Additionally, the photos, which showed the extensive nature of the victim’s injuries, were relevant to dispute Jones’s claim that the death was accidental and that he never knew the victim was under his car. See Ruibal, ¶¶ 47-48 (photos of a homicide victim’s head showing the severity of the injuries were relevant to refute the defendant’s alternative suspect theory and to prove the defendant’s mental state by showing he acted with intent to cause serious bodily injury).

¶ 29 There were numerous photos of the victim’s injuries because the injuries were spread across her body. See Herrera, ¶ 34. Under these circumstances, the sheer number of photos does not make their admission cumulative or unduly prejudicial. See People v. Hall, 107 P.3d 1073, 1079 (Colo. App. 2004) (“Evidence is not ‘unfairly prejudicial’ simply because it damages the defendant’s case.”); Lira v. People, 445 P.2d 62, 64 (Colo. 1968) (evidence is admissible, even if cumulative, if “it sheds light on a material inquiry”) (citation omitted).

¶ 30 Moreover, the photos were not rendered inadmissible simply because they vividly presented the details of a shocking crime, see People v. Villalobos, 159 P.3d 624, 631 (Colo. App. 2006); because they illustrated details a witness could have described in words, see People v. Sepeda, 581 P.2d 723, 730 (1978); or because they related to some matters (such as the manner of death) that were not in dispute, see Herrera, ¶ 32.

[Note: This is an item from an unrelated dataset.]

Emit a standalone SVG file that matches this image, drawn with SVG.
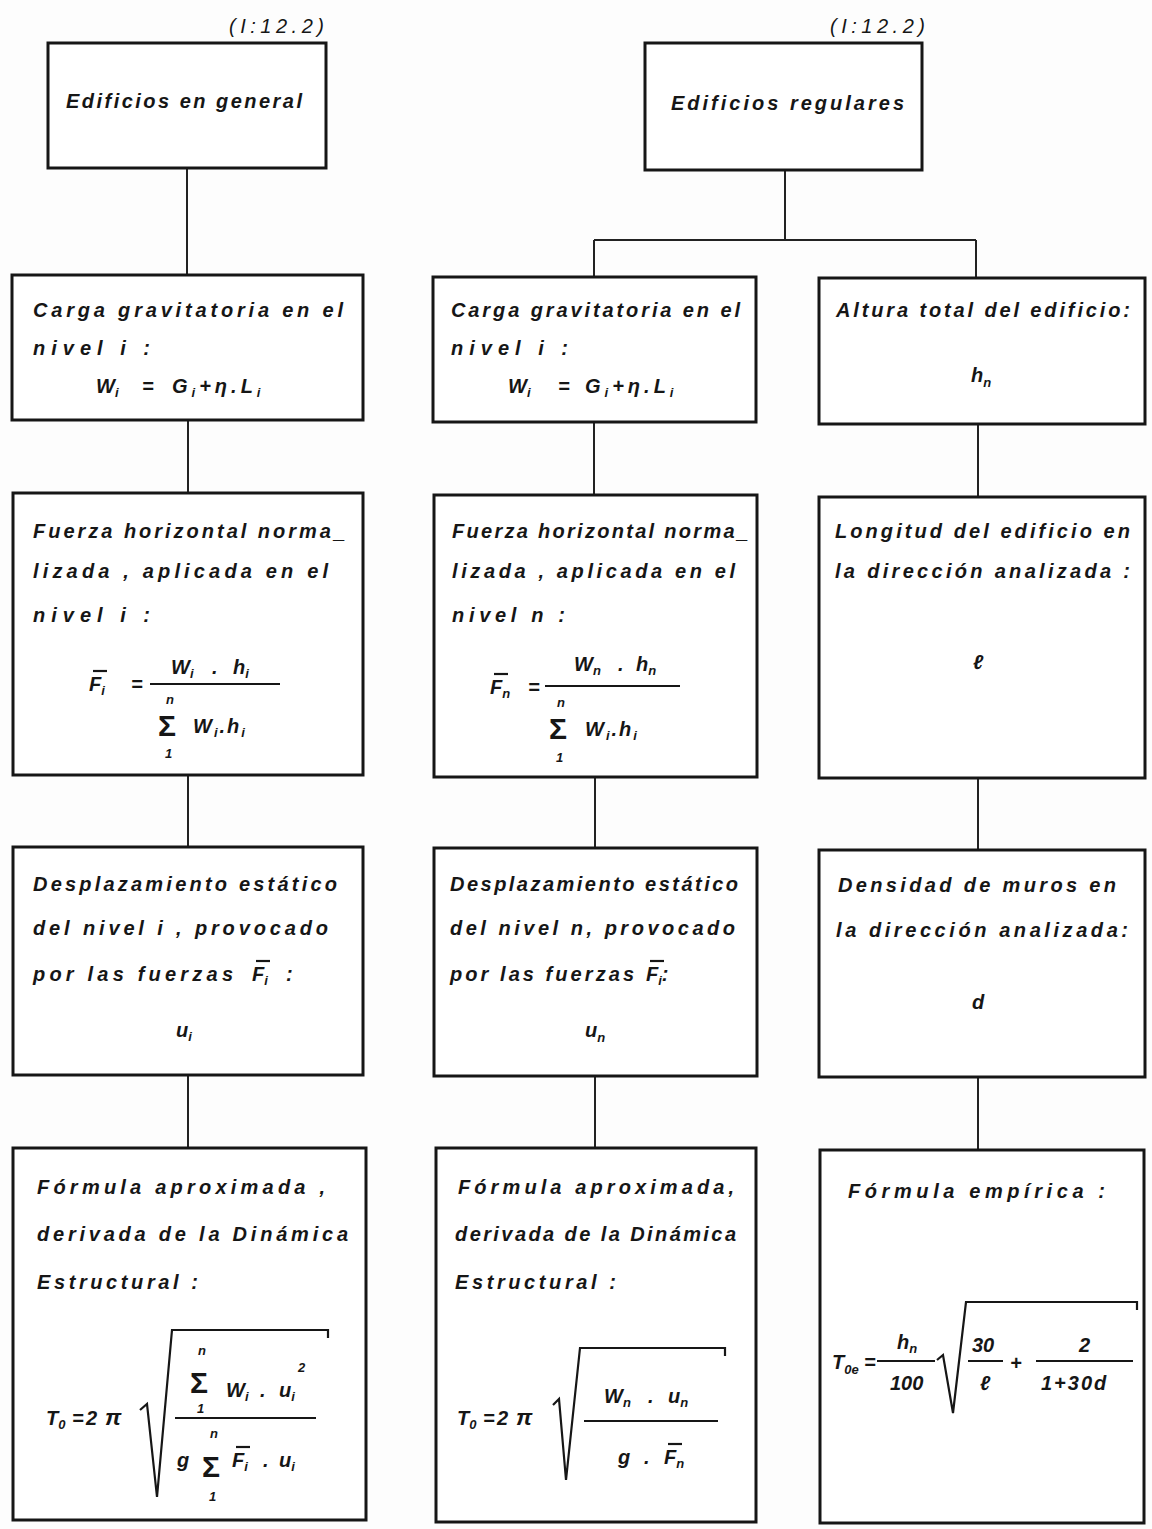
<svg xmlns="http://www.w3.org/2000/svg" width="1152" height="1529" viewBox="0 0 1152 1529">
<style>
.b{fill:#fff;stroke:#161616;stroke-width:3}
.c{fill:none;stroke:#222;stroke-width:2}
.f{fill:none;stroke:#161616;stroke-width:2.2}
text{font-family:"Liberation Sans",Arial,sans-serif;font-weight:bold;font-style:italic;font-size:20px;fill:#161616}
.s{font-size:13px}
.r{font-weight:normal;font-size:20px}
.g{font-size:30px;font-style:normal}
.sm{font-size:13px}
.pi{font-size:23px}
</style>
<rect width="1152" height="1529" fill="#fdfdfd"/>
<g id="connectors">
<path class="c" d="M187,168 V275"/>
<path class="c" d="M785,170 V240 M594,240 H976 M594,240 V277 M976,240 V278"/>
<path class="c" d="M188,420 V493 M594,422 V495 M978,424 V497"/>
<path class="c" d="M188,775 V847 M595,777 V848 M978,778 V850"/>
<path class="c" d="M188,1075 V1148 M595,1076 V1148 M978,1077 V1150"/>
</g>
<g id="n_general">
<rect class="b" x="48" y="43" width="278" height="125"/>
<text class="r" x="229" y="33" textLength="95" lengthAdjust="spacing">(I:12.2)</text>
<text x="66" y="108" textLength="236" lengthAdjust="spacing">Edificios en general</text>
</g>
<g id="n_regulares">
<rect class="b" x="645" y="43" width="277" height="127"/>
<text class="r" x="830" y="33" textLength="95" lengthAdjust="spacing">(I:12.2)</text>
<text x="671" y="110" textLength="233" lengthAdjust="spacing">Edificios regulares</text>
</g>
<g id="n_carga1">
<rect class="b" x="12" y="275" width="351" height="145"/>
<text x="33" y="317" textLength="310" lengthAdjust="spacing">Carga gravitatoria en el</text>
<text x="33" y="355" textLength="117" lengthAdjust="spacing">nivel i :</text>
<text x="96" y="393">W<tspan class="s" dy="4">i</tspan></text>
<text x="142" y="393">=</text>
<text x="172" y="393" letter-spacing="4">G<tspan class="s" dy="4">i</tspan><tspan dy="-4">+η.L</tspan><tspan class="s" dy="4">i</tspan></text>
</g>
<g id="n_carga2">
<rect class="b" x="433" y="277" width="323" height="145"/>
<text x="451" y="317" textLength="289" lengthAdjust="spacing">Carga gravitatoria en el</text>
<text x="451" y="355" textLength="117" lengthAdjust="spacing">nivel i :</text>
<text x="508" y="393">W<tspan class="s" dy="4">i</tspan></text>
<text x="558" y="393">=</text>
<text x="585" y="393" letter-spacing="4">G<tspan class="s" dy="4">i</tspan><tspan dy="-4">+η.L</tspan><tspan class="s" dy="4">i</tspan></text>
</g>
<g id="n_altura">
<rect class="b" x="819" y="278" width="326" height="146"/>
<text x="836" y="317" textLength="294" lengthAdjust="spacing">Altura total del edificio:</text>
<text x="971" y="382">h<tspan class="s" dy="5">n</tspan></text>
</g>
<g id="n_fuerza1">
<rect class="b" x="13" y="493" width="350" height="282"/>
<text x="33" y="538" textLength="312" lengthAdjust="spacing">Fuerza horizontal norma_</text>
<text x="33" y="578" textLength="295" lengthAdjust="spacing">lizada , aplicada en el</text>
<text x="33" y="622" textLength="117" lengthAdjust="spacing">nivel i :</text>
<text x="89" y="691">F<tspan class="s" dy="4">i</tspan></text>
<path class="f" d="M93,671 H107"/>
<text x="131" y="691">=</text>
<path class="f" d="M150,684 H280"/>
<text x="171" y="674">W<tspan class="s" dy="4">i</tspan></text>
<text x="212" y="674">.</text>
<text x="233" y="674">h<tspan class="s" dy="4">i</tspan></text>
<text class="sm" x="166" y="704">n</text>
<text class="g" x="158" y="736">Σ</text>
<text class="sm" x="165" y="758">1</text>
<text x="193" y="733" letter-spacing="2">W<tspan class="s" dy="4">i</tspan><tspan dy="-4">.h</tspan><tspan class="s" dy="4">i</tspan></text>
</g>
<g id="n_fuerza2">
<rect class="b" x="434" y="495" width="323" height="282"/>
<text x="452" y="538" textLength="296" lengthAdjust="spacing">Fuerza horizontal norma_</text>
<text x="452" y="578" textLength="283" lengthAdjust="spacing">lizada , aplicada en el</text>
<text x="452" y="622" textLength="113" lengthAdjust="spacing">nivel n :</text>
<text x="490" y="694">F<tspan class="s" dy="4">n</tspan></text>
<path class="f" d="M494,674 H508"/>
<text x="528" y="694">=</text>
<path class="f" d="M545,686 H680"/>
<text x="574" y="671">W<tspan class="s" dy="4">n</tspan></text>
<text x="618" y="671">.</text>
<text x="636" y="671">h<tspan class="s" dy="4">n</tspan></text>
<text class="sm" x="557" y="707">n</text>
<text class="g" x="549" y="739">Σ</text>
<text class="sm" x="556" y="762">1</text>
<text x="585" y="736" letter-spacing="2">W<tspan class="s" dy="4">i</tspan><tspan dy="-4">.h</tspan><tspan class="s" dy="4">i</tspan></text>
</g>
<g id="n_longitud">
<rect class="b" x="819" y="497" width="326" height="281"/>
<text x="835" y="538" textLength="295" lengthAdjust="spacing">Longitud del edificio en</text>
<text x="835" y="578" textLength="295" lengthAdjust="spacing">la dirección analizada :</text>
<text x="973" y="669">ℓ</text>
</g>
<g id="n_despl1">
<rect class="b" x="13" y="847" width="350" height="228"/>
<text x="33" y="891" textLength="304" lengthAdjust="spacing">Desplazamiento estático</text>
<text x="33" y="935" textLength="295" lengthAdjust="spacing">del nivel i , provocado</text>
<text x="33" y="981" textLength="200" lengthAdjust="spacing">por las fuerzas</text>
<text x="252" y="981">F<tspan class="s" dy="4">i</tspan></text>
<path class="f" d="M256,961 H270"/>
<text x="286" y="981">:</text>
<text x="176" y="1037">u<tspan class="s" dy="4">i</tspan></text>
</g>
<g id="n_despl2">
<rect class="b" x="434" y="848" width="323" height="228"/>
<text x="450" y="891" textLength="288" lengthAdjust="spacing">Desplazamiento estático</text>
<text x="450" y="935" textLength="285" lengthAdjust="spacing">del nivel n, provocado</text>
<text x="450" y="981" textLength="184" lengthAdjust="spacing">por las fuerzas</text>
<text x="646" y="981">F<tspan class="s" dy="4">i</tspan><tspan dy="-4">:</tspan></text>
<path class="f" d="M650,961 H664"/>
<text x="585" y="1037">u<tspan class="s" dy="5">n</tspan></text>
</g>
<g id="n_densidad">
<rect class="b" x="819" y="850" width="326" height="227"/>
<text x="838" y="892" textLength="278" lengthAdjust="spacing">Densidad de muros en</text>
<text x="836" y="937" textLength="292" lengthAdjust="spacing">la dirección analizada:</text>
<text x="972" y="1009">d</text>
</g>
<g id="n_formula1">
<rect class="b" x="13" y="1148" width="353" height="372"/>
<text x="37" y="1194" textLength="288" lengthAdjust="spacing">Fórmula aproximada ,</text>
<text x="37" y="1241" textLength="311" lengthAdjust="spacing">derivada de la Dinámica</text>
<text x="37" y="1289" textLength="161" lengthAdjust="spacing">Estructural :</text>
<text x="46" y="1425">T<tspan class="s" dy="4">0</tspan></text>
<text x="72" y="1425">=</text>
<text x="86" y="1425">2</text>
<text class="pi" x="105" y="1425">π</text>
<path class="f" d="M140,1410 L147,1404 L157,1497 L172,1330 H328 V1338"/>
<text class="sm" x="198" y="1355">n</text>
<text class="g" x="190" y="1393">Σ</text>
<text class="sm" x="197" y="1413">1</text>
<text x="226" y="1397">W<tspan class="s" dy="4">i</tspan></text>
<text x="260" y="1397">.</text>
<text x="279" y="1397">u<tspan class="s" dy="4">i</tspan></text>
<text class="sm" x="298" y="1372">2</text>
<path class="f" d="M175,1418 H316"/>
<text x="177" y="1467">g</text>
<text class="sm" x="210" y="1438">n</text>
<text class="g" x="202" y="1477">Σ</text>
<text class="sm" x="209" y="1501">1</text>
<text x="232" y="1467">F<tspan class="s" dy="4">i</tspan></text>
<path class="f" d="M236,1447 H250"/>
<text x="263" y="1467">.</text>
<text x="279" y="1467">u<tspan class="s" dy="4">i</tspan></text>
</g>
<g id="n_formula2">
<rect class="b" x="436" y="1148" width="320" height="374"/>
<text x="458" y="1194" textLength="276" lengthAdjust="spacing">Fórmula aproximada,</text>
<text x="455" y="1241" textLength="281" lengthAdjust="spacing">derivada de la Dinámica</text>
<text x="455" y="1289" textLength="161" lengthAdjust="spacing">Estructural :</text>
<text x="457" y="1425">T<tspan class="s" dy="4">0</tspan></text>
<text x="483" y="1425">=</text>
<text x="497" y="1425">2</text>
<text class="pi" x="516" y="1425">π</text>
<path class="f" d="M553,1405 L559,1399 L566,1480 L580,1348 H725 V1356"/>
<text x="604" y="1403">W<tspan class="s" dy="4">n</tspan></text>
<text x="648" y="1403">.</text>
<text x="668" y="1403">u<tspan class="s" dy="4">n</tspan></text>
<path class="f" d="M584,1421 H718"/>
<text x="618" y="1464">g</text>
<text x="644" y="1464">.</text>
<text x="664" y="1464">F<tspan class="s" dy="4">n</tspan></text>
<path class="f" d="M668,1444 H682"/>
</g>
<g id="n_formula3">
<rect class="b" x="820" y="1150" width="324" height="373"/>
<text x="848" y="1198" textLength="257" lengthAdjust="spacing">Fórmula empírica :</text>
<text x="832" y="1369">T<tspan class="s" dy="5">0e</tspan></text>
<text x="864" y="1369">=</text>
<text x="897" y="1349">h<tspan class="s" dy="4">n</tspan></text>
<path class="f" d="M877,1361 H935"/>
<text x="890" y="1390">100</text>
<path class="f" d="M937,1360 L943,1355 L953,1413 L966,1302 H1137 V1310"/>
<text x="972" y="1352">30</text>
<path class="f" d="M968,1361 H1003"/>
<text x="980" y="1390">ℓ</text>
<text x="1010" y="1370">+</text>
<text x="1079" y="1352">2</text>
<path class="f" d="M1036,1361 H1133"/>
<text x="1041" y="1390" letter-spacing="2">1+30d</text>
</g>
</svg>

¶ 31 And, ultimately, it was up to the district court, exercising its discretion, to determine whether the evidence was unnecessarily gruesome or inflammatory and to decide which and how many photos to allow. See Ruibal, ¶ 41. Although we might have reached a different conclusion on the admission of all twenty-one photos, we cannot say that the court exceeded its broad discretion. See Sepeda, 581 P.2d at 729-30 (district court did not abuse its discretion by admitting photos of the victim’s fatal wounds); Ruibal, ¶ 50 (district court did not abuse its discretion by admitting multiple color photos of the inside of the victim’s head); Villalobos, 159 P.3d at 631 (district court did not abuse its discretion by admitting a color photo showing the trajectory of a bullet through the victim’s head, even though it showed blood around the victim’s

head, as the photo was not “particularly shocking or inflammatory . . . in the context of a murder case”).

¶ 32 Accordingly, we conclude that the probative value of the challenged photos was not substantially outweighed by the danger of unfair prejudice, and the district court did not err by admitting them.

IV. Disposition ¶ 33 The judgment is affirmed.

JUDGE TOW and JUDGE SULLIVAN concur.